## Work to complete
Transcribe the material word for word, but without the images.

## Data extract

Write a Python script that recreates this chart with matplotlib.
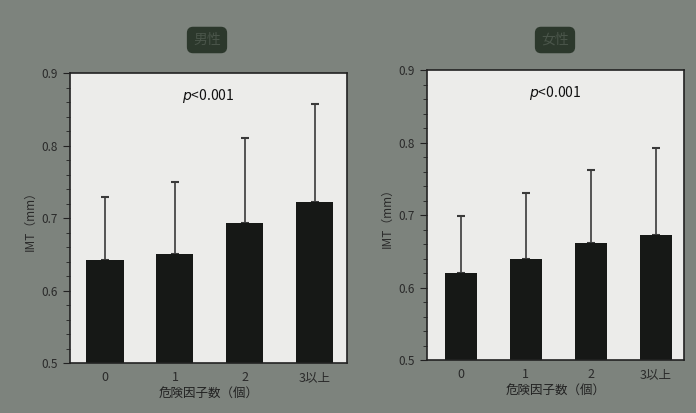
import matplotlib.pyplot as plt
import numpy as np

plt.rcParams['font.family'] = ['Noto Sans CJK JP', 'DejaVu Sans']

# --- データ ---
categories = ['0', '1', '2', '3以上']
male_mean = [0.642, 0.651, 0.693, 0.722]
male_sd = [0.087, 0.099, 0.117, 0.136]
female_mean = [0.620, 0.639, 0.661, 0.672]
female_sd = [0.079, 0.091, 0.101, 0.121]
titles = ['男性', '女性']

fig = plt.figure(figsize=(6.96, 4.13), dpi=100, facecolor='#7d837d')

ax1 = fig.add_axes([0.1006, 0.121, 0.398, 0.702])
ax2 = fig.add_axes([0.6135, 0.128, 0.369, 0.702])

panels = [
    (ax1, male_mean, male_sd, (-0.5, 3.46), 0.53, 207),
    (ax2, female_mean, female_sd, (-0.52, 3.43), 0.50, 555),
]

x = np.arange(len(categories))
for (ax, mean, sd, xlim, w, tx), title in zip(panels, titles):
    ax.set_facecolor('#ececea')
    ax.bar(x, np.array(mean) - 0.5, bottom=0.5, width=w, color='#161816', zorder=2)
    ax.errorbar(x, mean, yerr=[np.zeros(len(sd)), sd], fmt='none',
                ecolor='#3a3a3a', elinewidth=1.2, capsize=3, capthick=1.5, zorder=1)
    ax.set_xlim(*xlim)
    ax.set_ylim(0.5, 0.9)
    ax.set_yticks([0.5, 0.6, 0.7, 0.8, 0.9])
    ax.set_yticks(np.arange(0.5, 0.901, 0.02), minor=True)
    ax.set_yticklabels(['0.5', '0.6', '0.7', '0.8', '0.9'])
    ax.set_xticks(x)
    ax.set_xticklabels(categories)
    ax.tick_params(axis='y', which='major', length=5, color='#222222', labelsize=8.5, labelcolor='#2a2a2a')
    ax.tick_params(axis='y', which='minor', length=3, color='#222222')
    ax.tick_params(axis='x', length=0, labelsize=9, labelcolor='#2a2a2a', pad=6)
    for s in ax.spines.values():
        s.set_color('#222222')
        s.set_linewidth(1.2)
    ax.set_ylabel('IMT（mm）', fontsize=8.5, color='#2a2a2a', labelpad=4)
    ax.set_xlabel('危険因子数（個）', fontsize=9, color='#222222', labelpad=2)
    ax.text(0.5, 0.92, r'$p$<0.001', transform=ax.transAxes, ha='center', va='center',
            fontsize=10, color='#111111')
    fig.text(tx / 696, 1 - 40 / 413, title, ha='center', va='center', fontsize=10,
             color='#4a554a',
             bbox=dict(boxstyle='round,pad=0.4', facecolor='#2c382c', edgecolor='#2c382c'))

plt.savefig('out.png', dpi=100, facecolor=fig.get_facecolor())
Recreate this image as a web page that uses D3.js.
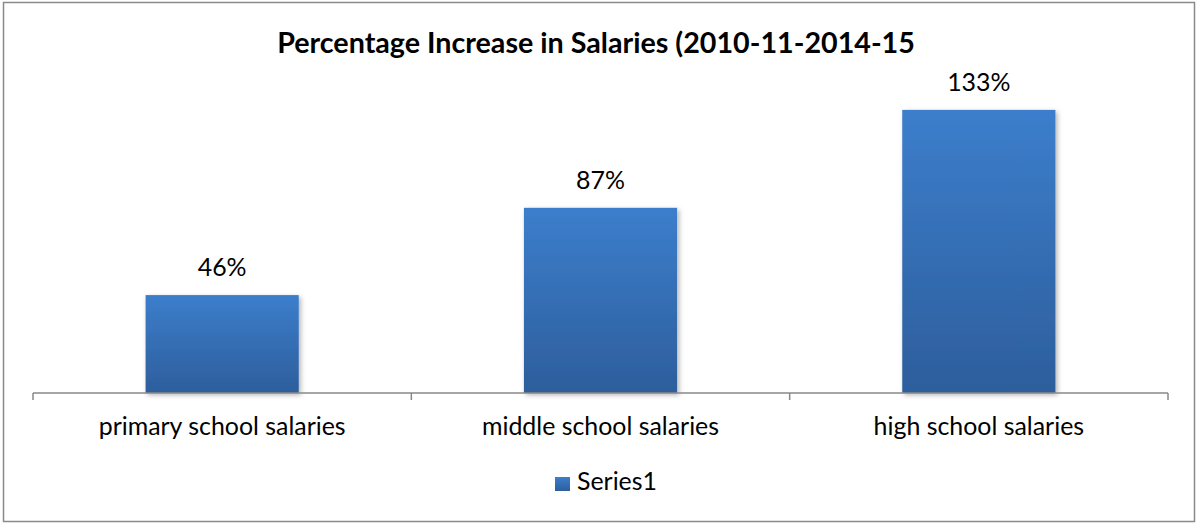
<!DOCTYPE html>
<html><head><meta charset="utf-8">
<script src="https://cdn.jsdelivr.net/npm/d3@7"></script>
<style>html,body{margin:0;padding:0;background:#fff;}svg{display:block;}</style>
</head><body>
<svg id="chart" width="1196" height="523"></svg>
<script>
const categories = ["primary school salaries", "middle school salaries", "high school salaries"];
const values = [46, 87, 133];
const valueLabels = ["46%", "87%", "133%"];
const seriesName = "Series1";
const title = "Percentage Increase in Salaries (2010-11-2014-15";

const FONT = "Lato, 'Open Sans', sans-serif";
const svg = d3.select("#chart");

const defs = svg.append("defs");
const grad = defs.append("linearGradient").attr("id","barGrad").attr("x1",0).attr("y1",0).attr("x2",0).attr("y2",1);
grad.append("stop").attr("offset","0%").attr("stop-color","#3C7ECC");
grad.append("stop").attr("offset","100%").attr("stop-color","#2D5E9C");
const lg = defs.append("linearGradient").attr("id","legGrad").attr("x1",0).attr("y1",0).attr("x2",0).attr("y2",1);
lg.append("stop").attr("offset","0%").attr("stop-color","#3C7ECC");
lg.append("stop").attr("offset","100%").attr("stop-color","#2D5E9C");
const f = defs.append("filter").attr("id","shadow").attr("x","-10%").attr("y","-10%").attr("width","130%").attr("height","130%");
f.append("feDropShadow").attr("dx",2).attr("dy",2).attr("stdDeviation",2.5).attr("flood-color","#000").attr("flood-opacity",0.3);

// border
svg.append("rect").attr("x",3.5).attr("y",2.5).attr("width",1191).attr("height",519)
  .attr("fill","#fff").attr("stroke","#8a8a8a").attr("stroke-width",1.5);

const x = d3.scaleBand().domain(categories).range([33, 1168]).padding(0);
const y = d3.scaleLinear().domain([0, 140]).range([393, 95]);
const barW = x.bandwidth() / 2.47;

function fitSize(text, weight, baseSize, target) {
  const t = svg.append("text").attr("font-family", FONT).attr("font-weight", weight)
    .attr("font-size", baseSize).text(text);
  const w = t.node().getComputedTextLength();
  t.remove();
  return w > 0 ? baseSize * target / w : baseSize;
}
const labelSize = fitSize(categories[0], "normal", 21, 247);
const titleSize = fitSize(title, "bold", 26, 638);

// title
svg.append("text").attr("x", 596).attr("y", 53).attr("text-anchor","middle")
  .attr("font-family", FONT).attr("font-weight","bold").attr("font-size", titleSize).attr("fill","#000")
  .text(title);

// bars
svg.append("g").selectAll("rect").data(values).join("rect")
  .attr("x", (d,i) => x(categories[i]) + x.bandwidth()/2 - barW/2)
  .attr("y", d => y(d))
  .attr("width", barW)
  .attr("height", d => y(0) - y(d))
  .attr("fill","url(#barGrad)")
  .attr("filter","url(#shadow)");

// axis
const axis = d3.axisBottom(x).tickSize(0).tickFormat("");
const ag = svg.append("g").attr("transform","translate(0,393)").call(axis);
ag.select(".domain").attr("stroke","#888").attr("stroke-width",1.5).attr("d","M33,0H1168");
const bounds = [33].concat(categories.map(c => x(c) + x.bandwidth()));
svg.append("g").selectAll("line").data(bounds).join("line")
  .attr("x1", d => d).attr("x2", d => d).attr("y1", 393).attr("y2", 400)
  .attr("stroke","#888").attr("stroke-width",1.5);

// category labels
svg.append("g").selectAll("text").data(categories).join("text")
  .attr("x", d => x(d) + x.bandwidth()/2).attr("y", 435)
  .attr("text-anchor","middle").attr("font-family", FONT).attr("font-size", labelSize).attr("fill","#000")
  .text(d => d);

// value labels
svg.append("g").selectAll("text").data(values).join("text")
  .attr("x", (d,i) => x(categories[i]) + x.bandwidth()/2).attr("y", d => y(d) - 19)
  .attr("text-anchor","middle").attr("font-family", FONT).attr("font-size", labelSize).attr("fill","#000")
  .text((d,i) => valueLabels[i]);

// legend
svg.append("rect").attr("x",555).attr("y",477).attr("width",15).attr("height",14).attr("fill","url(#legGrad)");
svg.append("text").attr("x",577).attr("y",490).attr("font-family", FONT).attr("font-size",labelSize).attr("fill","#000").text(seriesName);
</script>
</body></html>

## Result for this task
Write a Python script that recreates this chart with matplotlib.
import matplotlib.pyplot as plt
import numpy as np

plt.rcParams['font.family'] = ['Noto Sans CJK JP', 'DejaVu Sans']

# --- データ ---
categories = ['0', '1', '2', '3以上']
male_mean = [0.642, 0.651, 0.693, 0.722]
male_sd = [0.087, 0.099, 0.117, 0.136]
female_mean = [0.620, 0.639, 0.661, 0.672]
female_sd = [0.079, 0.091, 0.101, 0.121]
titles = ['男性', '女性']

fig = plt.figure(figsize=(6.96, 4.13), dpi=100, facecolor='#7d837d')

ax1 = fig.add_axes([0.1006, 0.121, 0.398, 0.702])
ax2 = fig.add_axes([0.6135, 0.128, 0.369, 0.702])

panels = [
    (ax1, male_mean, male_sd, (-0.5, 3.46), 0.53, 207),
    (ax2, female_mean, female_sd, (-0.52, 3.43), 0.50, 555),
]

x = np.arange(len(categories))
for (ax, mean, sd, xlim, w, tx), title in zip(panels, titles):
    ax.set_facecolor('#ececea')
    ax.bar(x, np.array(mean) - 0.5, bottom=0.5, width=w, color='#161816', zorder=2)
    ax.errorbar(x, mean, yerr=[np.zeros(len(sd)), sd], fmt='none',
                ecolor='#3a3a3a', elinewidth=1.2, capsize=3, capthick=1.5, zorder=1)
    ax.set_xlim(*xlim)
    ax.set_ylim(0.5, 0.9)
    ax.set_yticks([0.5, 0.6, 0.7, 0.8, 0.9])
    ax.set_yticks(np.arange(0.5, 0.901, 0.02), minor=True)
    ax.set_yticklabels(['0.5', '0.6', '0.7', '0.8', '0.9'])
    ax.set_xticks(x)
    ax.set_xticklabels(categories)
    ax.tick_params(axis='y', which='major', length=5, color='#222222', labelsize=8.5, labelcolor='#2a2a2a')
    ax.tick_params(axis='y', which='minor', length=3, color='#222222')
    ax.tick_params(axis='x', length=0, labelsize=9, labelcolor='#2a2a2a', pad=6)
    for s in ax.spines.values():
        s.set_color('#222222')
        s.set_linewidth(1.2)
    ax.set_ylabel('IMT（mm）', fontsize=8.5, color='#2a2a2a', labelpad=4)
    ax.set_xlabel('危険因子数（個）', fontsize=9, color='#222222', labelpad=2)
    ax.text(0.5, 0.92, r'$p$<0.001', transform=ax.transAxes, ha='center', va='center',
            fontsize=10, color='#111111')
    fig.text(tx / 696, 1 - 40 / 413, title, ha='center', va='center', fontsize=10,
             color='#4a554a',
             bbox=dict(boxstyle='round,pad=0.4', facecolor='#2c382c', edgecolor='#2c382c'))

plt.savefig('out.png', dpi=100, facecolor=fig.get_facecolor())
Recreate this image as a web page that uses D3.js.
<!DOCTYPE html>
<html><head><meta charset="utf-8">
<script src="https://cdn.jsdelivr.net/npm/d3@7"></script>
<style>html,body{margin:0;padding:0;background:#fff;}svg{display:block;}</style>
</head><body>
<svg id="chart" width="1196" height="523"></svg>
<script>
const categories = ["primary school salaries", "middle school salaries", "high school salaries"];
const values = [46, 87, 133];
const valueLabels = ["46%", "87%", "133%"];
const seriesName = "Series1";
const title = "Percentage Increase in Salaries (2010-11-2014-15";

const FONT = "Lato, 'Open Sans', sans-serif";
const svg = d3.select("#chart");

const defs = svg.append("defs");
const grad = defs.append("linearGradient").attr("id","barGrad").attr("x1",0).attr("y1",0).attr("x2",0).attr("y2",1);
grad.append("stop").attr("offset","0%").attr("stop-color","#3C7ECC");
grad.append("stop").attr("offset","100%").attr("stop-color","#2D5E9C");
const lg = defs.append("linearGradient").attr("id","legGrad").attr("x1",0).attr("y1",0).attr("x2",0).attr("y2",1);
lg.append("stop").attr("offset","0%").attr("stop-color","#3C7ECC");
lg.append("stop").attr("offset","100%").attr("stop-color","#2D5E9C");
const f = defs.append("filter").attr("id","shadow").attr("x","-10%").attr("y","-10%").attr("width","130%").attr("height","130%");
f.append("feDropShadow").attr("dx",2).attr("dy",2).attr("stdDeviation",2.5).attr("flood-color","#000").attr("flood-opacity",0.3);

// border
svg.append("rect").attr("x",3.5).attr("y",2.5).attr("width",1191).attr("height",519)
  .attr("fill","#fff").attr("stroke","#8a8a8a").attr("stroke-width",1.5);

const x = d3.scaleBand().domain(categories).range([33, 1168]).padding(0);
const y = d3.scaleLinear().domain([0, 140]).range([393, 95]);
const barW = x.bandwidth() / 2.47;

function fitSize(text, weight, baseSize, target) {
  const t = svg.append("text").attr("font-family", FONT).attr("font-weight", weight)
    .attr("font-size", baseSize).text(text);
  const w = t.node().getComputedTextLength();
  t.remove();
  return w > 0 ? baseSize * target / w : baseSize;
}
const labelSize = fitSize(categories[0], "normal", 21, 247);
const titleSize = fitSize(title, "bold", 26, 638);

// title
svg.append("text").attr("x", 596).attr("y", 53).attr("text-anchor","middle")
  .attr("font-family", FONT).attr("font-weight","bold").attr("font-size", titleSize).attr("fill","#000")
  .text(title);

// bars
svg.append("g").selectAll("rect").data(values).join("rect")
  .attr("x", (d,i) => x(categories[i]) + x.bandwidth()/2 - barW/2)
  .attr("y", d => y(d))
  .attr("width", barW)
  .attr("height", d => y(0) - y(d))
  .attr("fill","url(#barGrad)")
  .attr("filter","url(#shadow)");

// axis
const axis = d3.axisBottom(x).tickSize(0).tickFormat("");
const ag = svg.append("g").attr("transform","translate(0,393)").call(axis);
ag.select(".domain").attr("stroke","#888").attr("stroke-width",1.5).attr("d","M33,0H1168");
const bounds = [33].concat(categories.map(c => x(c) + x.bandwidth()));
svg.append("g").selectAll("line").data(bounds).join("line")
  .attr("x1", d => d).attr("x2", d => d).attr("y1", 393).attr("y2", 400)
  .attr("stroke","#888").attr("stroke-width",1.5);

// category labels
svg.append("g").selectAll("text").data(categories).join("text")
  .attr("x", d => x(d) + x.bandwidth()/2).attr("y", 435)
  .attr("text-anchor","middle").attr("font-family", FONT).attr("font-size", labelSize).attr("fill","#000")
  .text(d => d);

// value labels
svg.append("g").selectAll("text").data(values).join("text")
  .attr("x", (d,i) => x(categories[i]) + x.bandwidth()/2).attr("y", d => y(d) - 19)
  .attr("text-anchor","middle").attr("font-family", FONT).attr("font-size", labelSize).attr("fill","#000")
  .text((d,i) => valueLabels[i]);

// legend
svg.append("rect").attr("x",555).attr("y",477).attr("width",15).attr("height",14).attr("fill","url(#legGrad)");
svg.append("text").attr("x",577).attr("y",490).attr("font-family", FONT).attr("font-size",labelSize).attr("fill","#000").text(seriesName);
</script>
</body></html>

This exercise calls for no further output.